Enough Aready, Summerhall, Review

Rating (out of 5)
5
Show details
Venue
Company
Red Note & LOD Muziektheater
Production
Francois Sarhan (writer, composer and animator)
Performers
Red Note (musicians), Julien Baissat & Celine Bernard (Foley artists), Claudio Stellato (Bobok), Magdalena Steinlein (Magda)
Running time
105mins

Francois Sarhan’s Enough Already is a theatrical revolution. In this multi-arts/media revelation, each one of the many art forms employed, down to the last detail, matters decisively. Merging music with language and visuals, Sarhan pushes hard against the boundaries of our artistic assumptions and, in doing so, reveals the enormous potential of theatre.

The musicians of Red Note, one of Scotland’s leading contemporary music ensembles, inhabit the borders of the stage area. Two Foley artists stand in one corner: their job is to create everyday sound effects; the swishing of clothing; the rustle of the pages turned in a magazine; footsteps. Usually added to a film during post-production to enhance the sense of reality, they are overtly performed during this production to enhance the effect of a created reality. This is a clever twist that adds layers of meaning as the production unfolds.

The centre of the stage is a muddle of anglepoise lamps and cluttered shelves, a dowdy sofa and barren clothes rail that collectively constitute the home of the endearing and menacing protagonist, Bobok. Taking up the whole wall behind, is the faded image of a page from the fictitious Professor Glaçon’s imaginary encyclopaedia; a book that takes an obsessive hold of Bobok’s fanatical imagination.

Glaçon’s is a wonderfully whimsical world where one can examine the sound memory of objects and in which the attempt to understand time by listening to the ticking of clocks, is logical. Bobok is determined to make this world a reality and soon exits the theatre (through a side door) and steps into a silent black and white film of fantasy.

As though entering the pages of Glaçon’s encyclopaedia, the image of Bobok strutting down the street appears projected onto the faded backcloth. What follows is a surreal series of events as Bobok tries to create Glaçon’s world, using his encyclopaedia as a manual. The strange, stilted yet straightforward silent-movie sections are interspersed with scenes of Gillian-esque improbable and impossible stop-motion cut-outs, sometimes fast-forwarded with bizarre results. Presented in a dream-like free-association order it resists, as do dreams, any attempt to catch and pin-down a reasonable or logical narrative.

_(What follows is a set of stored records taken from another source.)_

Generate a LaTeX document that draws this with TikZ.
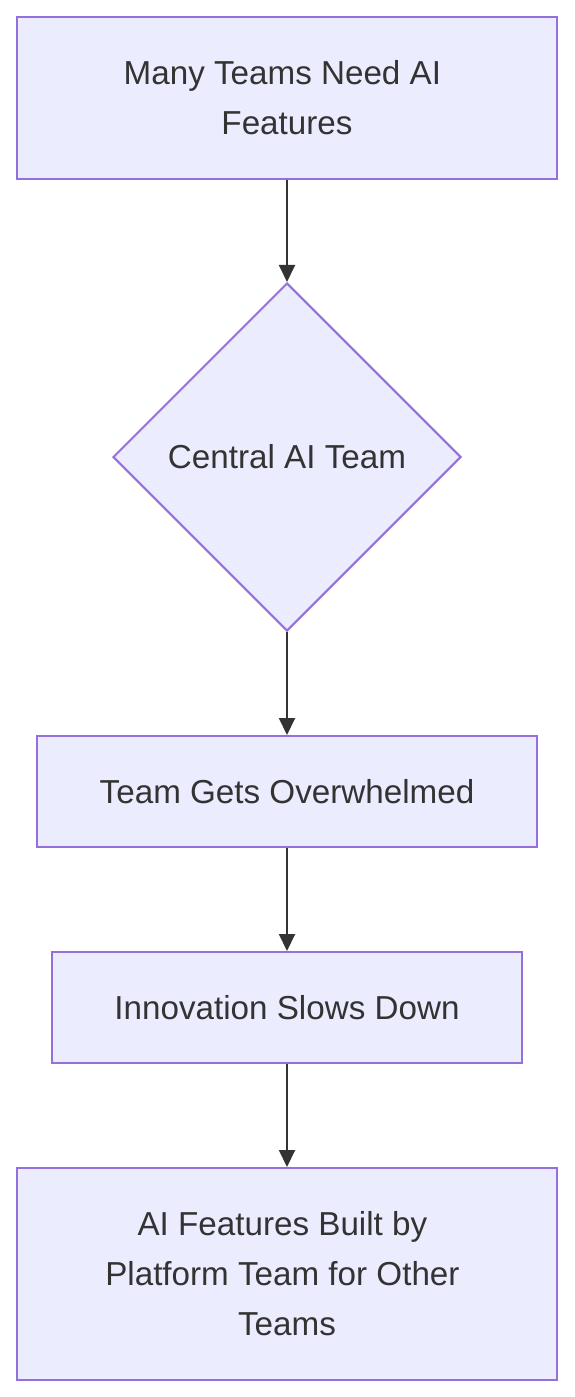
\documentclass[tikz,border=0pt]{standalone}
\usepackage{fontspec}
\setmainfont{Liberation Sans}
\usepackage{xcolor}
\usepackage{tikz}
\usetikzlibrary{shapes.geometric,arrows.meta}
\definecolor{boxfill}{HTML}{ECECFF}
\definecolor{boxline}{HTML}{9370DB}
\definecolor{inkgrey}{HTML}{333333}
\newcommand{\tailsp}{\kern4.6pt}

\begin{document}
\begin{tikzpicture}[x=0.5pt, y=-0.5pt,
    every node/.style={font=\fontsize{16.6}{25}\selectfont, text=inkgrey, align=center},
    stepbox/.style={rectangle, draw=boxline, fill=boxfill, line width=1pt, inner sep=0pt},
    choice/.style={diamond, draw=boxline, fill=boxfill, line width=1pt, inner sep=0pt, minimum width=174pt, minimum height=174pt},
    flow/.style={draw=inkgrey, line width=1pt, -{Triangle[length=8.5pt, width=8pt]}}]
  \useasboundingbox (0,0) rectangle (574,1397);
  % Nodes
  \node[stepbox, minimum width=270pt, minimum height=81pt] (need) at (287,98) {Many Teams Need AI\tailsp\\Features};
  \node[choice] (central) at (287,457) {Central AI Team};
  \node[stepbox, minimum width=250pt, minimum height=55.5pt] (overwhelmed) at (287,791.5) {Team Gets Overwhelmed};
  \node[stepbox, minimum width=235pt, minimum height=55.5pt] (slows) at (287,1007.5) {Innovation Slows Down};
  \node[stepbox, minimum width=270pt, minimum height=106pt] (platform) at (287,1274) {AI Features Built by\tailsp\\Platform Team for Other\tailsp\\Teams};
  % Edges
  \foreach \source/\target in {need/central, central/overwhelmed, overwhelmed/slows, slows/platform} {
    \draw[flow] (\source) -- (\target);
  }
\end{tikzpicture}
\end{document}
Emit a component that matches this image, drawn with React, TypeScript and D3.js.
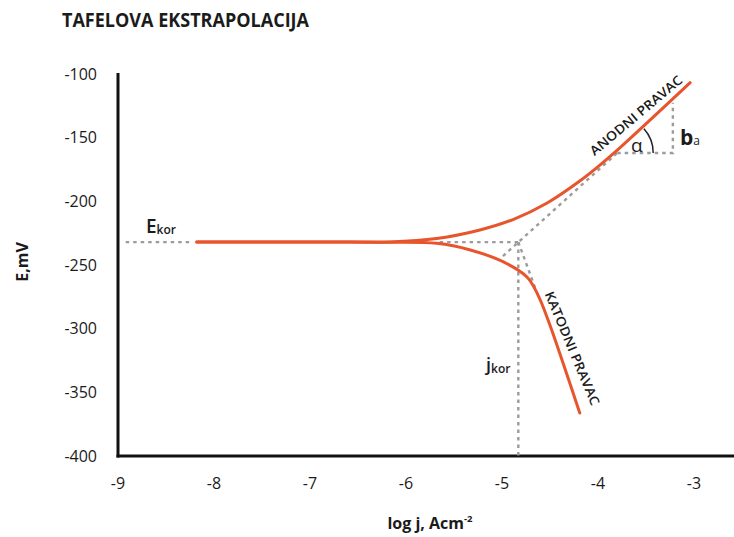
import React from 'react';
import * as d3 from 'd3';

const W = 734;
const H = 537;

// axis ticks
const xTicks = [-9, -8, -7, -6, -5, -4, -3];
const yTicks = [-100, -150, -200, -250, -300, -350, -400];

// polarisation curve, [log j (A/cm²), E (mV)]
const anodicBranch: [number, number][] = [
  [-8.18, -232],
  [-6.6, -232],
  [-6.17, -231.9],
  [-5.68, -229.2],
  [-5.23, -222.5],
  [-4.885, -214.3],
  [-4.53, -201.3],
  [-4.19, -184],
  [-3.98, -171.5],
  [-3.77, -157.8],
  [-3.04, -106.8],
];

const cathodicBranch: [number, number][] = [
  [-8.18, -232],
  [-6.6, -232],
  [-6.17, -232.1],
  [-5.68, -233],
  [-5.33, -238.2],
  [-4.99, -247.4],
  [-4.74, -259.4],
  [-4.625, -273.6],
  [-4.52, -293.2],
  [-4.19, -366.2],
];

// corrosion point
const eKor = -232;
const logJKor = -4.83;

// construction lines
const eKorLead: [number, number][] = [[-8.92, eKor], [-8.24, eKor]];
const eKorGuide: [number, number][] = [[-5.65, eKor], [logJKor, eKor]];
const jKorDrop: [number, number][] = [[logJKor, eKor], [logJKor, -400]];
const anodicTafel: [number, number][] = [[-4.99, -243], [-3.8, -162]];
const cathodicTafel: [number, number][] = [[logJKor, eKor], [-4.625, -274]];
const slopeTriangle: [number, number][] = [[-3.8, -162], [-3.22, -162], [-3.22, -122.6]];

const RED = '#e8542b';
const GRAY = '#9c9c9c';
const INK = '#1b1b1b';
const FONT = '"Open Sans", "DejaVu Sans", sans-serif';

export default function App() {
  const x = d3.scaleLinear().domain([-9, -3]).range([118, 694]);
  const y = d3.scaleLinear().domain([-400, -100]).range([456, 74]);

  const curve = d3
    .line<[number, number]>()
    .x((d) => x(d[0]))
    .y((d) => y(d[1]))
    .curve(d3.curveCatmullRom.alpha(0.5));
  const straight = d3
    .line<[number, number]>()
    .x((d) => x(d[0]))
    .y((d) => y(d[1]));

  const dash = { stroke: GRAY, strokeWidth: 2.4, strokeDasharray: '3.5 4', fill: 'none' };

  // angle marker at the start of the slope triangle
  const vx = x(anodicTafel[1][0]);
  const vy = y(anodicTafel[1][1]);
  const ang = Math.atan2(
    y(anodicTafel[0][1]) - y(anodicTafel[1][1]),
    x(anodicTafel[0][0]) - x(anodicTafel[1][0])
  );
  const tilt = Math.PI - ang; // angle of the line above the horizontal
  const r = 36;
  const arcPath = d3.path();
  arcPath.moveTo(vx + r, vy);
  arcPath.arc(vx, vy, r, 0, -tilt, true);

  return (
    <svg
      width={W}
      height={H}
      style={{ position: 'absolute', left: 0, top: 0, background: '#fff' }}
      fontFamily={FONT}
    >
      <text x={62} y={26.5} fontSize={19} fontWeight={700} fill={INK} textLength={247} lengthAdjust="spacingAndGlyphs">
        TAFELOVA EKSTRAPOLACIJA
      </text>

      {/* axes */}
      <line x1={x(-9)} y1={73} x2={x(-9)} y2={y(-400) + 1.5} stroke="#111" strokeWidth={3} />
      <line x1={x(-9) - 1.5} y1={y(-400)} x2={W} y2={y(-400)} stroke="#111" strokeWidth={3} />

      {yTicks.map((t) => (
        <text key={t} x={97} y={y(t)} dy="0.36em" textAnchor="end" fontSize={16} fill={INK}>
          {t}
        </text>
      ))}
      {xTicks.map((t) => (
        <text key={t} x={x(t)} y={489} textAnchor="middle" fontSize={16} fill={INK}>
          {t}
        </text>
      ))}

      <text transform="translate(28,262) rotate(-90)" textAnchor="middle" fontSize={16} fontWeight={700} fill={INK}>
        E,mV
      </text>
      <text x={430} y={529} textAnchor="middle" fontSize={16} fontWeight={700} fill={INK}>
        log j, Acm
        <tspan fontSize={9.5} dy={-7}>-2</tspan>
      </text>

      {/* construction lines */}
      <path d={straight(eKorLead) ?? ''} {...dash} />
      <path d={straight(eKorGuide) ?? ''} {...dash} />
      <path d={straight(jKorDrop) ?? ''} {...dash} />
      <path d={straight(anodicTafel) ?? ''} {...dash} />
      <path d={straight(cathodicTafel) ?? ''} {...dash} />
      <path d={straight(slopeTriangle) ?? ''} {...dash} />

      {/* polarisation curve */}
      <path d={curve(anodicBranch) ?? ''} fill="none" stroke={RED} strokeWidth={3} strokeLinecap="round" />
      <path d={curve(cathodicBranch) ?? ''} fill="none" stroke={RED} strokeWidth={3} strokeLinecap="round" />

      <path d={arcPath.toString()} fill="none" stroke="#222" strokeWidth={1.5} />

      {/* labels */}
      <text x={146} y={233} fontSize={19} fontWeight={600} fill={INK}>
        E<tspan fontSize={12} dy={0.5}>kor</tspan>
      </text>
      <text x={486} y={371} fontSize={18} fontWeight={600} fill={INK}>
        j<tspan fontSize={12} dy={2}>kor</tspan>
      </text>
      <text x={631} y={152} fontSize={19} fill={INK}>
        α
      </text>
      <text x={680} y={145} fontSize={21} fontWeight={700} fill={INK}>
        b<tspan fontSize={12} fontWeight={400}>a</tspan>
      </text>
      <text
        transform="translate(639,119) rotate(-40)"
        textAnchor="middle"
        fontSize={13}
        fontWeight={600}
        fill={INK}
        textLength={116}
        lengthAdjust="spacingAndGlyphs"
      >
        ANODNI PRAVAC
      </text>
      <text
        transform="translate(568,350) rotate(67.3)"
        textAnchor="middle"
        fontSize={13}
        fontWeight={600}
        fill={INK}
        textLength={122}
        lengthAdjust="spacingAndGlyphs"
      >
        KATODNI PRAVAC
      </text>
    </svg>
  );
}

This playing with forms and time and place, creates unexpected juxtapositions that are illogical and startling, but produce great emotional power and poetical reality. The deliberate revealing of what is usually deliberately hidden in producing the film illusion - the musicians performing the atmospheric sound-track (and often non-sequitous voice-overs), the Foley artists performing the (eerily realistic) sound-effects – both creates and destroys the illusion. Sucked in to the performance, then thrown out again, continually confronted with the fact of its artistic construction, mirrored by Bobok’s creationist endeavours, it encourages a critical thinking that Brecht would have admired and applauded.

Collectively, these artists have produced an unforgettable, eye-opening exploration of the art of theatre and its potential, without pretension or hierarchy, but with bags of energy and skill. An astonishing experience.